DENVER -- Rockies star Todd Helton's No. 17 made it to the Coors Field rafters first, at the end of his 17-year career. Then Larry Walker's No. 33 finally went up in 2021, after the outfielder who wore it -- the Rockies first true superstar -- was inducted to the Hall of Fame.
A new school franchise with old-school values, visible through its pinstriped uniforms and rustic park design, the Rockies intentionally decided they would be stingy with number retirements. While there is a good argument that the Rockies retire No. 25 for Don Baylor, their original manager and a guiding light through much of the team's early history -- the honor will continue to be rare.
Otherwise, the Rockies have honored the initials "KSM" for Keli Scott McGregor, who joined the Rockies as senior director of operations in October 1994 and served as president of the club from 2001 until his unexpected death on April 20, 2010.
Todd Helton, 1B, No. 17
Number retired: Aug. 17, 2014
Helton was chosen out of the University of Tennessee in 1995 as the fourth first-round MLB Draft pick in Rockies history -- and the first position player they took in the first round. Helton represented the club in five All-Star Games, won four Louisville Silver Slugger Awards, three Rawlings Gold Glove Awards, and in a special 2000 season took home the National League batting and RBI titles, and earned the NL Hank Aaron Award. Helton will forever be remembered for a home run off the Dodgers' Takashi Saito on Sept. 18, 2007 -- a walk-off blast in a 9-8 victory that helped propel the club into the playoffs and, eventually, to its only World Series appearance.
The image of Helton raising both hands in triumph after the final putout of the NL Championship Series sweep of the D-backs at Coors Field stands as a golden moment in team history. While his contributions go beyond statistics, Helton is the Rockies' all-time leader in wins above replacement (WAR) at 61.2 (according to Baseball Reference), games played (2,247), at-bats (7,962), plus almost every significant offensive category -- such as home runs (369), RBIs (1,406) and total bases (4,292).

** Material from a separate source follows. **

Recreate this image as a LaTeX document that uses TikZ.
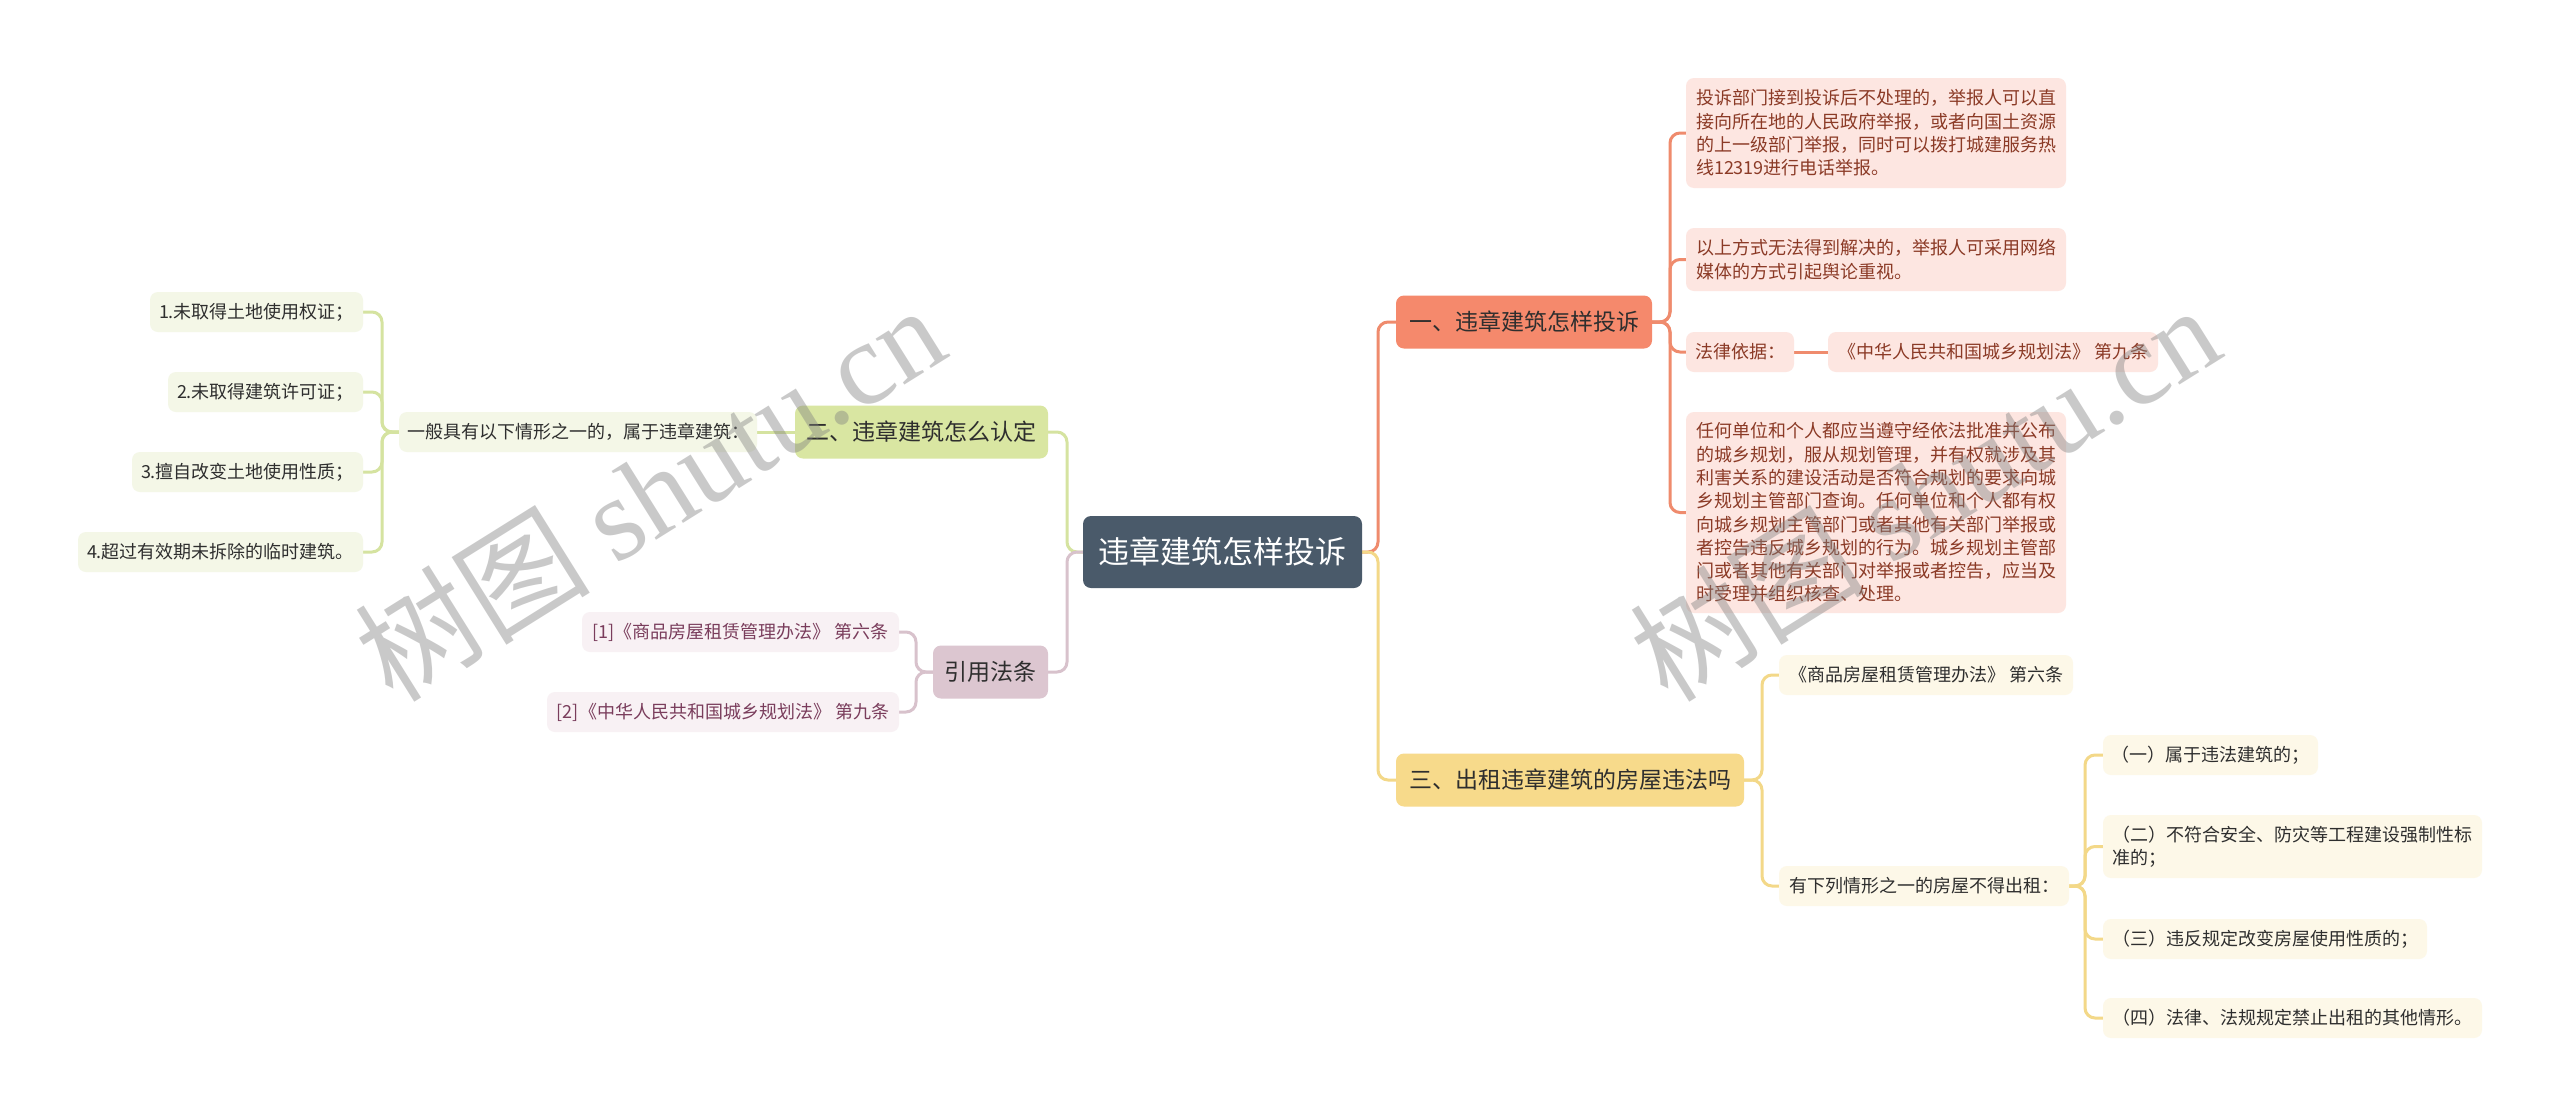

Note: On April 15, 1997, the Rockies joined every team in MLB in retiring No. 42 in honor of Jackie Robinson.
Larry Walker, OF, No. 33
Number retired: Sept. 25, 2021
Just like Walker's induction to the Hall, the honor was long overdue. Yes, he began his career with the Expos, where he captured the attention of his home country of Canada, and finished it with the Cardinals, where he was immediately loved and forever appreciated. But Hall of Fame voters eventually concluded that it wasn't right to deny him immortality because many of his stats were accumulated when he played his home games in Denver. And with the interlocking CR on his plaque in Cooperstown, the only thing that made sense was raising his N0. 33 -- trimmed in gold -- above right field at Coors.
The stats were debated until his final year of Hall eligibility. But there was no debating what he meant. He came to Denver's old Mile High Stadium when the Expos opened the Rockies' first home schedule in '93. He fell in love with the mountains and with a fan base delirious with joy that top-level baseball was finally being played before them. Walker signed with the Rockies for '94, led them to their first postseason berth in '95, won National League Most Valuable Player in '97 and, finally, has his jersey number in its rightful place.